Payment digitization paints an enticing vision of shopping's future: Simply tap your device against a checkout screen and walk away with your new shoes.
But despite the flashy Apple Pay launch, Apple faces challenges making that vision a reality. The company and other digital wallet providers must convince shoppers that the transactions are safe — especially in the wake of recent high-profile data breaches at Home Depot and Target. Meanwhile, the company must also make a case to retailers that it's worth it for them to invest in new point-of-sale systems.

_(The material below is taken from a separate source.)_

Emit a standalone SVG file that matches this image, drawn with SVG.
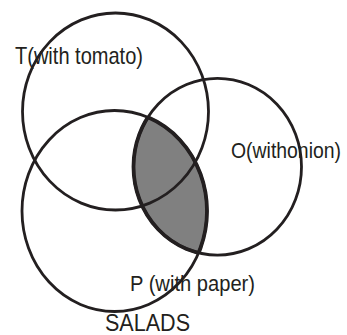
<svg xmlns="http://www.w3.org/2000/svg" width="347" height="335" viewBox="0 0 347 335">
<style>
.c{fill:none;stroke:#231f20;stroke-width:2.8}
.lens{fill:none;stroke:#231f20;stroke-width:3.8}
.t{font-family:"Liberation Sans",Arial,sans-serif;fill:#231f20}
</style>
<defs>
<clipPath id="clipO"><ellipse cx="217.5" cy="166.7" rx="84" ry="88.4"/></clipPath>
<clipPath id="clipP"><ellipse cx="114.5" cy="211" rx="92.5" ry="100.5"/></clipPath>
</defs>
<g id="shade">
<ellipse cx="114.5" cy="211" rx="92.5" ry="100.5" fill="#808080" clip-path="url(#clipO)"/>
</g>
<g id="T">
<ellipse class="c" cx="115.5" cy="111.5" rx="93" ry="98.5"/>
<text class="t" x="15" y="63.5" font-size="24" textLength="128" lengthAdjust="spacingAndGlyphs">T(with tomato)</text>
</g>
<g id="O">
<ellipse class="c" cx="217.5" cy="166.7" rx="84" ry="88.4"/>
<text class="t" x="231" y="158" font-size="22" textLength="110" lengthAdjust="spacingAndGlyphs">O(withonion)</text>
</g>
<g id="P">
<ellipse class="c" cx="114.5" cy="211" rx="92.5" ry="100.5"/>
<text class="t" x="130" y="291" font-size="22" textLength="125" lengthAdjust="spacingAndGlyphs">P (with paper)</text>
</g>
<g id="lens-outline">
<ellipse class="lens" cx="217.5" cy="166.7" rx="84" ry="88.4" clip-path="url(#clipP)"/>
<ellipse class="lens" cx="114.5" cy="211" rx="92.5" ry="100.5" clip-path="url(#clipO)"/>
</g>
<g id="label">
<text class="t" x="105" y="331" font-size="23" textLength="85" lengthAdjust="spacingAndGlyphs">SALADS</text>
</g>
</svg>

Many US merchants still aren't sold on the idea. About 220,000 stores are set up to accept Apple Pay. That's only 5.5% of the 3.6 million retail locations in the US, according to the National Retail Federation. The biggest US retailers, including Wal-Mart and Best Buy, are not participating in Apple Pay.
The main reason is cost. Each point-of-sale device, which uses something called near-field communication technology, costs hundreds of dollars, plus hours of worker training. And there's been little customer demand for the systems.
That may change now that Apple has entered the arena, says Gartner analyst, Avivah Litan.
"There's no doubt young people want to use phones to make payments, but they have to have a place to pay," says Litan. She predicts bigger retailers will see how well Apple partners like McDonald's do before they move into mobile payments. If it goes well at other retailers, Wal-Mart and other companies may break down and start taking it," Litan says.
One of the strengths of Apple Pay is its security. Its system uses the company's Touch ID fingerprint technology, a secure chip, and payments that require a one-time security code.
That kind of security — similar to the chip-and-pin credit card system used in Europe — would prevent the type of breaches that happened at Target and Home Depot. And it could be a compelling reason for retailers to adopt Apple Pay, Litan says.
"If you get enough people using the service, it would cut down on retailers' security costs, and that's why over time it may really take off," she says.
Still, not everyone is convinced that swiping a credit or debit card is that much of an inconvenience in the first place. Bill Ready, head of next generation commerce at PayPal, points out that near-field communication has been around for 10 years without catching on. His vision of the mobile payment future is more akin to an "e-commerce style transaction happening in the physical world," he says.
Even amid the differing visions, most experts agree that the march toward the digitization of payment will continue.
"Someone is going to figure out how to make mobile payments easy and cheap and then we're talking a real shift in consumer behaviour," says Gartner's Litan.